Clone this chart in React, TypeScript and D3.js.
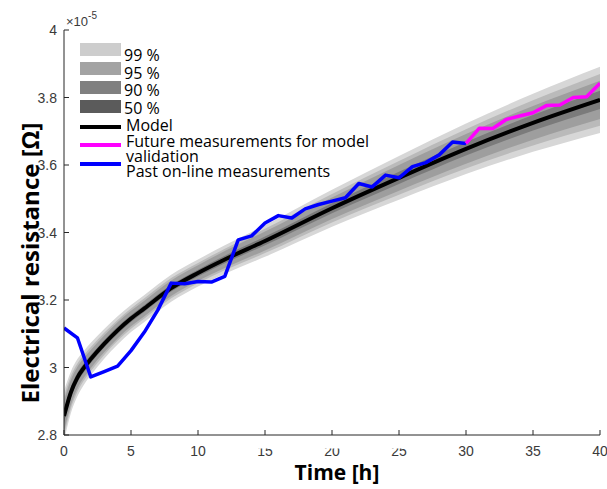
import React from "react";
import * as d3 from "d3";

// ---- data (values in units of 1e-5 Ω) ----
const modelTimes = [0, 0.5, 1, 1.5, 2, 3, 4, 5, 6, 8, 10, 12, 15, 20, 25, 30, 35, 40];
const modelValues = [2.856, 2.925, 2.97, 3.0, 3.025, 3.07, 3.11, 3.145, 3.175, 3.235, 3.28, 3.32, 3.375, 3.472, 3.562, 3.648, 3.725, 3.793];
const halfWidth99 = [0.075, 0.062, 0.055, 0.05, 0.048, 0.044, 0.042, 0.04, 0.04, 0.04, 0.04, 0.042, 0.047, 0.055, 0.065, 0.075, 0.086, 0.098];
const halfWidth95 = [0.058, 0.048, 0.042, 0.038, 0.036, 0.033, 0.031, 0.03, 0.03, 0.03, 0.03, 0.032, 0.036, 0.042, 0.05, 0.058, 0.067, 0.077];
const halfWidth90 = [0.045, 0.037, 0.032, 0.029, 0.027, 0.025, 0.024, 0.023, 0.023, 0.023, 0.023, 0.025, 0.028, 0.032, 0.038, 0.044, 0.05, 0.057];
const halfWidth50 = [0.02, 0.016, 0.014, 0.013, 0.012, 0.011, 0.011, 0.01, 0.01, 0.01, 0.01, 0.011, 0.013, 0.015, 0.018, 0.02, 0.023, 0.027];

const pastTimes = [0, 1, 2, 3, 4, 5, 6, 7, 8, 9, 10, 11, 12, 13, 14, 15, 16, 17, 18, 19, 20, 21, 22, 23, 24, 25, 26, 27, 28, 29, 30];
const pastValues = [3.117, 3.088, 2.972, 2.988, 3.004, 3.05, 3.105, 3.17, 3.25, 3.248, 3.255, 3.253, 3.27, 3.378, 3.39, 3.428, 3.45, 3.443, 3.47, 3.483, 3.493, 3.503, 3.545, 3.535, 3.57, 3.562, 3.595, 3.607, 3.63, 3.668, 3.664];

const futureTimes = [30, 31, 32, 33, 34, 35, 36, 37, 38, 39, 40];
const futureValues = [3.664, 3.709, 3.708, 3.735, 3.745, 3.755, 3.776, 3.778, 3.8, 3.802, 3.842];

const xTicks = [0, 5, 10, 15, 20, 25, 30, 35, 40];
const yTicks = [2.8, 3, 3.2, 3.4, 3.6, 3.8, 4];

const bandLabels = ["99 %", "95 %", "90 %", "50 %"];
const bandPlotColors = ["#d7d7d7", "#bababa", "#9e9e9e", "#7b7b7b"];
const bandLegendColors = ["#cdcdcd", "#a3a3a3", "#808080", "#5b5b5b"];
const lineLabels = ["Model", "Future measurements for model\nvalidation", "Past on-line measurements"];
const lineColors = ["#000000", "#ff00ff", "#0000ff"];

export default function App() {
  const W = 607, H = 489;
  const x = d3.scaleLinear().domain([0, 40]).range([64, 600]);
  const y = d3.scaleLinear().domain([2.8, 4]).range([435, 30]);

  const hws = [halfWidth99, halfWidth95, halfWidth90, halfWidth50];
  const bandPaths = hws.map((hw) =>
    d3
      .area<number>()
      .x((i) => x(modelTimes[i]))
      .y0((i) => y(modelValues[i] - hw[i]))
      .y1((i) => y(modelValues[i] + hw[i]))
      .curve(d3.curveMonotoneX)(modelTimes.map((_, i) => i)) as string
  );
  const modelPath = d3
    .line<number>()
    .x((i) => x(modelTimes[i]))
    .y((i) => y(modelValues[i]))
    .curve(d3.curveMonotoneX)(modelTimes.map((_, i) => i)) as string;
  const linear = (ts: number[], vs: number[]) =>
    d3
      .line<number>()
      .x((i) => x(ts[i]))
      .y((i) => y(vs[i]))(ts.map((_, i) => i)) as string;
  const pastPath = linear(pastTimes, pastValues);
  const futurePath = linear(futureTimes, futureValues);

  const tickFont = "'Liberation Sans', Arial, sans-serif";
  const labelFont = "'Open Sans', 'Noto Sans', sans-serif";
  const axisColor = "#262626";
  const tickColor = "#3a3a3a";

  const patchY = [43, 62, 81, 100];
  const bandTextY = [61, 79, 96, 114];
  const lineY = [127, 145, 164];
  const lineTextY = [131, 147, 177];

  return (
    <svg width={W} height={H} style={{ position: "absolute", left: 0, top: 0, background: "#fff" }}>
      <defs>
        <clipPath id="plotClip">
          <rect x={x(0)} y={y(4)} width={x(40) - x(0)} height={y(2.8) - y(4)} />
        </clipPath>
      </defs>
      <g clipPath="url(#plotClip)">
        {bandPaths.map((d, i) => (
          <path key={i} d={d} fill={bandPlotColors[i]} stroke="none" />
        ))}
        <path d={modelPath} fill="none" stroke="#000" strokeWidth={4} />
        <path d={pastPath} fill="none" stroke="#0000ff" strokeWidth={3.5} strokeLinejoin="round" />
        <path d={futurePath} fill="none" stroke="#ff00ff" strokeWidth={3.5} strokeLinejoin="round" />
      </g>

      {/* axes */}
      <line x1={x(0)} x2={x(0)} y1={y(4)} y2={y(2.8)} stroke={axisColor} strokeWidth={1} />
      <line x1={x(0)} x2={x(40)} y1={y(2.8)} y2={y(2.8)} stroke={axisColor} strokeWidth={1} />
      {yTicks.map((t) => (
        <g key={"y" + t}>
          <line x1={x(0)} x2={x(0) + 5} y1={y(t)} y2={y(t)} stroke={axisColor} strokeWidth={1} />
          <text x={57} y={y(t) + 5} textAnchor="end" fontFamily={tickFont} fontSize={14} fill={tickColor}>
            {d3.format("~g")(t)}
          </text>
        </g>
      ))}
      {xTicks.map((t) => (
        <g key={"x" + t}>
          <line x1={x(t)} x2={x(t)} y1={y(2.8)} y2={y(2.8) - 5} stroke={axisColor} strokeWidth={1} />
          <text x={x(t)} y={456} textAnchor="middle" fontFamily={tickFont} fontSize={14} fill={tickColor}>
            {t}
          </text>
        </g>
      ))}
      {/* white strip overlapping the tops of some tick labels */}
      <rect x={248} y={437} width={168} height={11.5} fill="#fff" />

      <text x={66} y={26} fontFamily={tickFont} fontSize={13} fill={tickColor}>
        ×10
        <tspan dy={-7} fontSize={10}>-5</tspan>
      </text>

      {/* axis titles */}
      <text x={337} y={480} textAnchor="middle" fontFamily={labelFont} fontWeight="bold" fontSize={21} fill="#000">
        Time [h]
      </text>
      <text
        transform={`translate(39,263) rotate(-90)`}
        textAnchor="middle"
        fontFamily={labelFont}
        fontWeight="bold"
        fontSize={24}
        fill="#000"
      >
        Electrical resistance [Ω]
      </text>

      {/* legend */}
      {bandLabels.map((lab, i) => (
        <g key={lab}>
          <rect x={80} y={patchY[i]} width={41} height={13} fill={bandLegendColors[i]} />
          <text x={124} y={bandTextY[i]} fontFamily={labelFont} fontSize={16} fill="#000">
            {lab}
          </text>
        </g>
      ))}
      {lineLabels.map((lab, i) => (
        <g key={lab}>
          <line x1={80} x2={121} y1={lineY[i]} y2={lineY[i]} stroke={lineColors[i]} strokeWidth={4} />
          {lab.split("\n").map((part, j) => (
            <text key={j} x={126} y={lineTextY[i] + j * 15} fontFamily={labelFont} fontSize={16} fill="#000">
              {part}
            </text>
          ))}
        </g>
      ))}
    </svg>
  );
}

# # # # # # #

■ Directions for this task: The pictures should not be reproduced; quote all of the other material exactly.

■ Response:
Clone this chart in React, TypeScript and D3.js.
import React from "react";
import * as d3 from "d3";

// ---- data (values in units of 1e-5 Ω) ----
const modelTimes = [0, 0.5, 1, 1.5, 2, 3, 4, 5, 6, 8, 10, 12, 15, 20, 25, 30, 35, 40];
const modelValues = [2.856, 2.925, 2.97, 3.0, 3.025, 3.07, 3.11, 3.145, 3.175, 3.235, 3.28, 3.32, 3.375, 3.472, 3.562, 3.648, 3.725, 3.793];
const halfWidth99 = [0.075, 0.062, 0.055, 0.05, 0.048, 0.044, 0.042, 0.04, 0.04, 0.04, 0.04, 0.042, 0.047, 0.055, 0.065, 0.075, 0.086, 0.098];
const halfWidth95 = [0.058, 0.048, 0.042, 0.038, 0.036, 0.033, 0.031, 0.03, 0.03, 0.03, 0.03, 0.032, 0.036, 0.042, 0.05, 0.058, 0.067, 0.077];
const halfWidth90 = [0.045, 0.037, 0.032, 0.029, 0.027, 0.025, 0.024, 0.023, 0.023, 0.023, 0.023, 0.025, 0.028, 0.032, 0.038, 0.044, 0.05, 0.057];
const halfWidth50 = [0.02, 0.016, 0.014, 0.013, 0.012, 0.011, 0.011, 0.01, 0.01, 0.01, 0.01, 0.011, 0.013, 0.015, 0.018, 0.02, 0.023, 0.027];

const pastTimes = [0, 1, 2, 3, 4, 5, 6, 7, 8, 9, 10, 11, 12, 13, 14, 15, 16, 17, 18, 19, 20, 21, 22, 23, 24, 25, 26, 27, 28, 29, 30];
const pastValues = [3.117, 3.088, 2.972, 2.988, 3.004, 3.05, 3.105, 3.17, 3.25, 3.248, 3.255, 3.253, 3.27, 3.378, 3.39, 3.428, 3.45, 3.443, 3.47, 3.483, 3.493, 3.503, 3.545, 3.535, 3.57, 3.562, 3.595, 3.607, 3.63, 3.668, 3.664];

const futureTimes = [30, 31, 32, 33, 34, 35, 36, 37, 38, 39, 40];
const futureValues = [3.664, 3.709, 3.708, 3.735, 3.745, 3.755, 3.776, 3.778, 3.8, 3.802, 3.842];

const xTicks = [0, 5, 10, 15, 20, 25, 30, 35, 40];
const yTicks = [2.8, 3, 3.2, 3.4, 3.6, 3.8, 4];

const bandLabels = ["99 %", "95 %", "90 %", "50 %"];
const bandPlotColors = ["#d7d7d7", "#bababa", "#9e9e9e", "#7b7b7b"];
const bandLegendColors = ["#cdcdcd", "#a3a3a3", "#808080", "#5b5b5b"];
const lineLabels = ["Model", "Future measurements for model\nvalidation", "Past on-line measurements"];
const lineColors = ["#000000", "#ff00ff", "#0000ff"];

export default function App() {
  const W = 607, H = 489;
  const x = d3.scaleLinear().domain([0, 40]).range([64, 600]);
  const y = d3.scaleLinear().domain([2.8, 4]).range([435, 30]);

  const hws = [halfWidth99, halfWidth95, halfWidth90, halfWidth50];
  const bandPaths = hws.map((hw) =>
    d3
      .area<number>()
      .x((i) => x(modelTimes[i]))
      .y0((i) => y(modelValues[i] - hw[i]))
      .y1((i) => y(modelValues[i] + hw[i]))
      .curve(d3.curveMonotoneX)(modelTimes.map((_, i) => i)) as string
  );
  const modelPath = d3
    .line<number>()
    .x((i) => x(modelTimes[i]))
    .y((i) => y(modelValues[i]))
    .curve(d3.curveMonotoneX)(modelTimes.map((_, i) => i)) as string;
  const linear = (ts: number[], vs: number[]) =>
    d3
      .line<number>()
      .x((i) => x(ts[i]))
      .y((i) => y(vs[i]))(ts.map((_, i) => i)) as string;
  const pastPath = linear(pastTimes, pastValues);
  const futurePath = linear(futureTimes, futureValues);

  const tickFont = "'Liberation Sans', Arial, sans-serif";
  const labelFont = "'Open Sans', 'Noto Sans', sans-serif";
  const axisColor = "#262626";
  const tickColor = "#3a3a3a";

  const patchY = [43, 62, 81, 100];
  const bandTextY = [61, 79, 96, 114];
  const lineY = [127, 145, 164];
  const lineTextY = [131, 147, 177];

  return (
    <svg width={W} height={H} style={{ position: "absolute", left: 0, top: 0, background: "#fff" }}>
      <defs>
        <clipPath id="plotClip">
          <rect x={x(0)} y={y(4)} width={x(40) - x(0)} height={y(2.8) - y(4)} />
        </clipPath>
      </defs>
      <g clipPath="url(#plotClip)">
        {bandPaths.map((d, i) => (
          <path key={i} d={d} fill={bandPlotColors[i]} stroke="none" />
        ))}
        <path d={modelPath} fill="none" stroke="#000" strokeWidth={4} />
        <path d={pastPath} fill="none" stroke="#0000ff" strokeWidth={3.5} strokeLinejoin="round" />
        <path d={futurePath} fill="none" stroke="#ff00ff" strokeWidth={3.5} strokeLinejoin="round" />
      </g>

      {/* axes */}
      <line x1={x(0)} x2={x(0)} y1={y(4)} y2={y(2.8)} stroke={axisColor} strokeWidth={1} />
      <line x1={x(0)} x2={x(40)} y1={y(2.8)} y2={y(2.8)} stroke={axisColor} strokeWidth={1} />
      {yTicks.map((t) => (
        <g key={"y" + t}>
          <line x1={x(0)} x2={x(0) + 5} y1={y(t)} y2={y(t)} stroke={axisColor} strokeWidth={1} />
          <text x={57} y={y(t) + 5} textAnchor="end" fontFamily={tickFont} fontSize={14} fill={tickColor}>
            {d3.format("~g")(t)}
          </text>
        </g>
      ))}
      {xTicks.map((t) => (
        <g key={"x" + t}>
          <line x1={x(t)} x2={x(t)} y1={y(2.8)} y2={y(2.8) - 5} stroke={axisColor} strokeWidth={1} />
          <text x={x(t)} y={456} textAnchor="middle" fontFamily={tickFont} fontSize={14} fill={tickColor}>
            {t}
          </text>
        </g>
      ))}
      {/* white strip overlapping the tops of some tick labels */}
      <rect x={248} y={437} width={168} height={11.5} fill="#fff" />

      <text x={66} y={26} fontFamily={tickFont} fontSize={13} fill={tickColor}>
        ×10
        <tspan dy={-7} fontSize={10}>-5</tspan>
      </text>

      {/* axis titles */}
      <text x={337} y={480} textAnchor="middle" fontFamily={labelFont} fontWeight="bold" fontSize={21} fill="#000">
        Time [h]
      </text>
      <text
        transform={`translate(39,263) rotate(-90)`}
        textAnchor="middle"
        fontFamily={labelFont}
        fontWeight="bold"
        fontSize={24}
        fill="#000"
      >
        Electrical resistance [Ω]
      </text>

      {/* legend */}
      {bandLabels.map((lab, i) => (
        <g key={lab}>
          <rect x={80} y={patchY[i]} width={41} height={13} fill={bandLegendColors[i]} />
          <text x={124} y={bandTextY[i]} fontFamily={labelFont} fontSize={16} fill="#000">
            {lab}
          </text>
        </g>
      ))}
      {lineLabels.map((lab, i) => (
        <g key={lab}>
          <line x1={80} x2={121} y1={lineY[i]} y2={lineY[i]} stroke={lineColors[i]} strokeWidth={4} />
          {lab.split("\n").map((part, j) => (
            <text key={j} x={126} y={lineTextY[i] + j * 15} fontFamily={labelFont} fontSize={16} fill="#000">
              {part}
            </text>
          ))}
        </g>
      ))}
    </svg>
  );
}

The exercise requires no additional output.